Required task> Look through the data below. Pick out the lines holding the string "document".

Extracted information>
•••••

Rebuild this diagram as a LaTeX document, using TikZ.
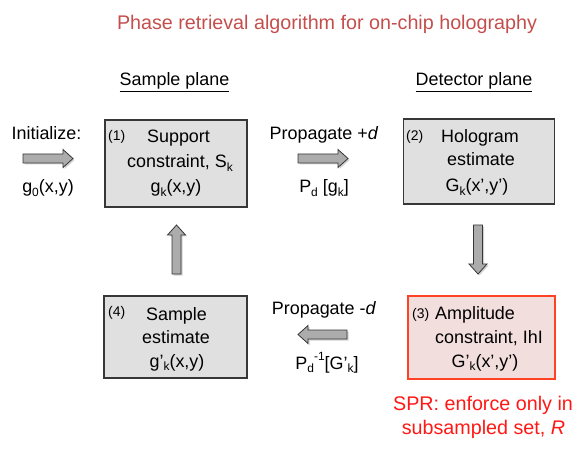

•••••

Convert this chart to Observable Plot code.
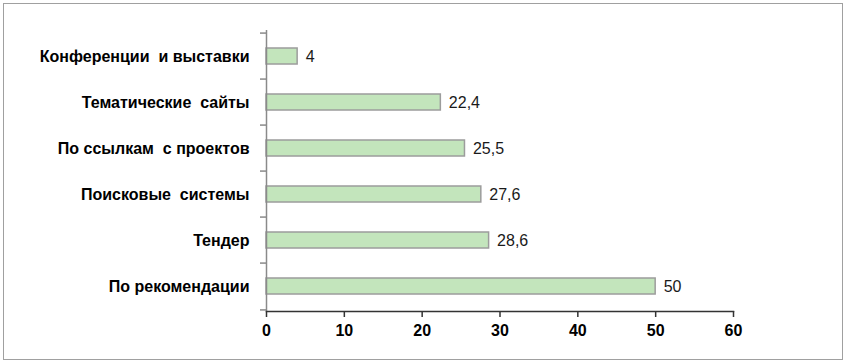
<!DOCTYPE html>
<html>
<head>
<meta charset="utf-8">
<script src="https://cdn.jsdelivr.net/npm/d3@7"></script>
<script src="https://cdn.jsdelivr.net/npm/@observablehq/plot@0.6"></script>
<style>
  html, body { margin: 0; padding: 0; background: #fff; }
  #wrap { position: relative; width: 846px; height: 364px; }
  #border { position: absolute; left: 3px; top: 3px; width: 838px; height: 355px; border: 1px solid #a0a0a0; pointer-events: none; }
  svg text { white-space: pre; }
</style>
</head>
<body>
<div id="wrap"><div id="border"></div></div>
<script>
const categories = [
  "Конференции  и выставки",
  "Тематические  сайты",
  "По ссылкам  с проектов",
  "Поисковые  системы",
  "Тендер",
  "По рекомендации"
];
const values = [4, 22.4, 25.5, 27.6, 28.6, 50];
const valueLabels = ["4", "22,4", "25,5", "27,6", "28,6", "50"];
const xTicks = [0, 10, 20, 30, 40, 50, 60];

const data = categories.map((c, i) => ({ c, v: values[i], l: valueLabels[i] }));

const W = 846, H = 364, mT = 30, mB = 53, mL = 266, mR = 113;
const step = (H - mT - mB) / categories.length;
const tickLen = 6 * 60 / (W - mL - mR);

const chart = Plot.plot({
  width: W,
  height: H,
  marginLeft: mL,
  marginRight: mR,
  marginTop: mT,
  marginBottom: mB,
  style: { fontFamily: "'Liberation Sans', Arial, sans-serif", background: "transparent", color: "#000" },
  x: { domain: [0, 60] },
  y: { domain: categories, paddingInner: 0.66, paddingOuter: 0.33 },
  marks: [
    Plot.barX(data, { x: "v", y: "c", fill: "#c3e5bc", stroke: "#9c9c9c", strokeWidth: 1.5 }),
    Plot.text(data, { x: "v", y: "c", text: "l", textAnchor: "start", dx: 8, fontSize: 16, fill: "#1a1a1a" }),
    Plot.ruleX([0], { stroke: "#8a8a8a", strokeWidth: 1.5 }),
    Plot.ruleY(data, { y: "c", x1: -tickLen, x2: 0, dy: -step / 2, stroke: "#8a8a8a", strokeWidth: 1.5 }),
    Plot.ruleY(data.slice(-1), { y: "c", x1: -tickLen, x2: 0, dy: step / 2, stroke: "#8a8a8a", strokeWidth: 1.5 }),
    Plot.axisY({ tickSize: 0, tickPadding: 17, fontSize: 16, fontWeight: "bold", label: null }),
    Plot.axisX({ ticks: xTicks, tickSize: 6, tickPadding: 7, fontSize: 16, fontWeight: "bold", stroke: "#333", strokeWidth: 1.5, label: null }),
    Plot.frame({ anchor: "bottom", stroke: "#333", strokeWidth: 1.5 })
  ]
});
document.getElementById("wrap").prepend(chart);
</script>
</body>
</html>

•••••

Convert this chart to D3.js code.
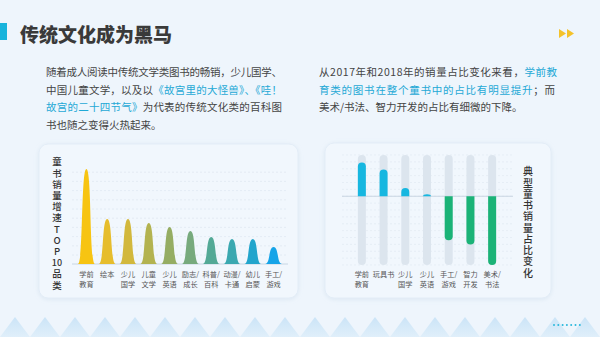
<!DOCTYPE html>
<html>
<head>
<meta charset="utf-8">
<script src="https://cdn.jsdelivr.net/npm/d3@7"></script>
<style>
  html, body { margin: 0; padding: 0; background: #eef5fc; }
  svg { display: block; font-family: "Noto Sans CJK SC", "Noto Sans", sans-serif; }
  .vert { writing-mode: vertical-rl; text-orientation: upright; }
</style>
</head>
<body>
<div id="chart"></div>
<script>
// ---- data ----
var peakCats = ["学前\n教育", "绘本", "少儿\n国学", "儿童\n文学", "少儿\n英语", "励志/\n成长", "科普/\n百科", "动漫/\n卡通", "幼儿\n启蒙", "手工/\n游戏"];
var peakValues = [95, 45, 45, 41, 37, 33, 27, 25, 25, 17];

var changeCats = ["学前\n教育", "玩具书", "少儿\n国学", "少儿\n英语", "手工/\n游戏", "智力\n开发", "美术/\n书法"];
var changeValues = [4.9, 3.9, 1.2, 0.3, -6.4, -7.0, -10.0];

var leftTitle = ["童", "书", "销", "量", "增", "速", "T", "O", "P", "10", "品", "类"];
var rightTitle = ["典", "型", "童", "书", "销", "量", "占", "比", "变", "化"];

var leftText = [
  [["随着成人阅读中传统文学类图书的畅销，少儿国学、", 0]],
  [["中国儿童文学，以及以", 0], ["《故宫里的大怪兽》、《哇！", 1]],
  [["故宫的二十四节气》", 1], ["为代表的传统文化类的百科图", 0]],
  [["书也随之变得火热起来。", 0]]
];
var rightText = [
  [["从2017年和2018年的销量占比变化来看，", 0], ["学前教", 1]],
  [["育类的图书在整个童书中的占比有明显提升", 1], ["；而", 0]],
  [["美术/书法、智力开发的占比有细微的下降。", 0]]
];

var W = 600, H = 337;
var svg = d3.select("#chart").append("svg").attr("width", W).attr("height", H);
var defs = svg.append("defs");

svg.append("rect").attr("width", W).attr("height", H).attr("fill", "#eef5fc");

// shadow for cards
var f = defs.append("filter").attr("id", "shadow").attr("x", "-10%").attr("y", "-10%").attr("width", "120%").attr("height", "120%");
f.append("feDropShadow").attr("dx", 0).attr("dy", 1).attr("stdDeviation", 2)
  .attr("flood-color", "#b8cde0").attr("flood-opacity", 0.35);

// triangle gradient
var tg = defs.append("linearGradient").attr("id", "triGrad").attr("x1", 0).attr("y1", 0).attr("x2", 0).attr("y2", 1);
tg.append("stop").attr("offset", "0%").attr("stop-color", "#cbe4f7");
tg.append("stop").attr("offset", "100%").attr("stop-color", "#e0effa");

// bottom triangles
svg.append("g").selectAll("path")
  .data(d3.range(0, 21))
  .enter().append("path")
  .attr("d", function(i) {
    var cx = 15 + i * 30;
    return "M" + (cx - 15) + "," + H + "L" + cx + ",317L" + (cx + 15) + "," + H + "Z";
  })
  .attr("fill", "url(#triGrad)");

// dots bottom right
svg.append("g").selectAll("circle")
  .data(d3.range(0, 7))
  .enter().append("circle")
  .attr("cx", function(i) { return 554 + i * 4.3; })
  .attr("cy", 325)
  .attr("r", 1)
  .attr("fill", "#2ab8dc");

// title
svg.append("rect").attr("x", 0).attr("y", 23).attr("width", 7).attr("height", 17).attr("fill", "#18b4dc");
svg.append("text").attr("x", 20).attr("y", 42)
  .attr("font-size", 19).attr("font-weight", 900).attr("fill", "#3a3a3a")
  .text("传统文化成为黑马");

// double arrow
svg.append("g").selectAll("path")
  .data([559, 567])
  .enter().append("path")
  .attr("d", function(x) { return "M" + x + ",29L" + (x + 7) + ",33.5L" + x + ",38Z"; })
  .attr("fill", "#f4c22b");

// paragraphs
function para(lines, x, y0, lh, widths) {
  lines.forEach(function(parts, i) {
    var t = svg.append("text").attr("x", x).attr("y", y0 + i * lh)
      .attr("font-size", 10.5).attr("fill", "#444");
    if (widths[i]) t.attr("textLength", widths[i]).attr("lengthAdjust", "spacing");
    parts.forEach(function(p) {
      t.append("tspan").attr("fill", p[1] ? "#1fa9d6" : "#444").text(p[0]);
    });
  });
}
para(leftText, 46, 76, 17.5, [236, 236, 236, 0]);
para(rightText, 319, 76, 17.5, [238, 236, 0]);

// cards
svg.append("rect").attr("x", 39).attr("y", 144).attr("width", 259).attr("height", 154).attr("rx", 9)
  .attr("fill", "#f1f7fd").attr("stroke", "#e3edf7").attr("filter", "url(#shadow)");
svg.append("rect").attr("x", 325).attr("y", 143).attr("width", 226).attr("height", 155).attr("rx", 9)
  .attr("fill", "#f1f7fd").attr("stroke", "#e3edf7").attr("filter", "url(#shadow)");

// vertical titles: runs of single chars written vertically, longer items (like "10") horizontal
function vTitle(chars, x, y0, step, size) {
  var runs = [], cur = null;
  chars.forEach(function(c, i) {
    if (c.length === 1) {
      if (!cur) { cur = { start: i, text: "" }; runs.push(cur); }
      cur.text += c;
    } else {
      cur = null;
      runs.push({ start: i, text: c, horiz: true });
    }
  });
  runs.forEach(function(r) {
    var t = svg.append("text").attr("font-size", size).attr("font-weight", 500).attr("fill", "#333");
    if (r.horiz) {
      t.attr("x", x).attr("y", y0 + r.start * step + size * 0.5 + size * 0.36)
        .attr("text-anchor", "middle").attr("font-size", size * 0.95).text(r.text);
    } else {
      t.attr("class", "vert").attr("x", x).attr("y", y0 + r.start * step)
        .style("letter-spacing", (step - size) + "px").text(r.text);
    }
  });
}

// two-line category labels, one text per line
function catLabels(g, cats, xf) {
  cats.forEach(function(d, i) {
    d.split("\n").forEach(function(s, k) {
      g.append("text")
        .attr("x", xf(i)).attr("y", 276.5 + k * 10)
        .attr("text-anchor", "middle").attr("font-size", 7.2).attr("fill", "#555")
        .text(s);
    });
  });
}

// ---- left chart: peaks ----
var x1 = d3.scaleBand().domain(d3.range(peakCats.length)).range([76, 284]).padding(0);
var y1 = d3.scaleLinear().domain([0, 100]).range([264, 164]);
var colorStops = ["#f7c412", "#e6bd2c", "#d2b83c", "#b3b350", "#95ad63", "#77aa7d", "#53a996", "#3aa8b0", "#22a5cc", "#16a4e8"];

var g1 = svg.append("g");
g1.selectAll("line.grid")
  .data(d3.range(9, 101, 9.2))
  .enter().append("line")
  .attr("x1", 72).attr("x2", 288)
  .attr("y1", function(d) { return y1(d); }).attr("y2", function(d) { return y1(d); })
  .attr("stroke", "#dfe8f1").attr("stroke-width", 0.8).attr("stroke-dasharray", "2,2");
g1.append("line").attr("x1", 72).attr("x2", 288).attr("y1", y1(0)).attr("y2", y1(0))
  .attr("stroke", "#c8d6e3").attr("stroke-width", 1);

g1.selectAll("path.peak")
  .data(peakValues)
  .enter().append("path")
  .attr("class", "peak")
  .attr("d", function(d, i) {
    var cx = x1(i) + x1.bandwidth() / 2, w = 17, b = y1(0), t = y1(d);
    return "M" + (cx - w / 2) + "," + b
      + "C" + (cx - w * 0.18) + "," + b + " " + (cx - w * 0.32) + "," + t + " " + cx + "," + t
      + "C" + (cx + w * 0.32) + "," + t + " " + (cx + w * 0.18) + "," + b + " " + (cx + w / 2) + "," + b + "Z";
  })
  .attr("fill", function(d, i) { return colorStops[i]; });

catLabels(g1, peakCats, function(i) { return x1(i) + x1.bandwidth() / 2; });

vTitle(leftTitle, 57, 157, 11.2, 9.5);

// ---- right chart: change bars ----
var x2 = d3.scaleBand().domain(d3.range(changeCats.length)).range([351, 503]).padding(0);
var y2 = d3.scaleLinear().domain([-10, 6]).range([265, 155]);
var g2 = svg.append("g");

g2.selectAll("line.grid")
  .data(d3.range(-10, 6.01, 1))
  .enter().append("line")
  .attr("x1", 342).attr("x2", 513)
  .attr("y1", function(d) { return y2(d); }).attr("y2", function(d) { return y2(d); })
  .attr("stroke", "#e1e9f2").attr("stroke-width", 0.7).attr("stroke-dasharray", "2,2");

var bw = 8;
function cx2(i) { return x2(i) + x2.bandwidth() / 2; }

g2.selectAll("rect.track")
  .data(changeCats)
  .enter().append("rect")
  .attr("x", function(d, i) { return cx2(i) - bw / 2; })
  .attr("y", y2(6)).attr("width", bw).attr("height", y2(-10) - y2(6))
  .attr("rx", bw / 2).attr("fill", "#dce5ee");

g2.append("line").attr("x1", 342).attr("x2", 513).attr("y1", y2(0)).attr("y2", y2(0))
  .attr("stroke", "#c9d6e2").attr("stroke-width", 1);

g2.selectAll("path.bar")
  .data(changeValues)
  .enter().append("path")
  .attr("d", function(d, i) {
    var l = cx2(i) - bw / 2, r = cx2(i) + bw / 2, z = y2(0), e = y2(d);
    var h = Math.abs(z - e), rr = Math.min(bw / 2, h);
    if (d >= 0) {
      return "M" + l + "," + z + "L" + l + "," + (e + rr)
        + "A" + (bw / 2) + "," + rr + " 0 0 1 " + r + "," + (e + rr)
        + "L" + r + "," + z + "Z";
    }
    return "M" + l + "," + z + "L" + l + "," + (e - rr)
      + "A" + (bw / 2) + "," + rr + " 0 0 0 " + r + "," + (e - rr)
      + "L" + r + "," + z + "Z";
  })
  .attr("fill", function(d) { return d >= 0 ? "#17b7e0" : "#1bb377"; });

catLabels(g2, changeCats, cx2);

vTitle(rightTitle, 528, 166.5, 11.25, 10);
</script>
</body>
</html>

•••••

Exercise response>
Rebuild this diagram as a LaTeX document, using TikZ.
document.getElementById("wrap").prepend(chart);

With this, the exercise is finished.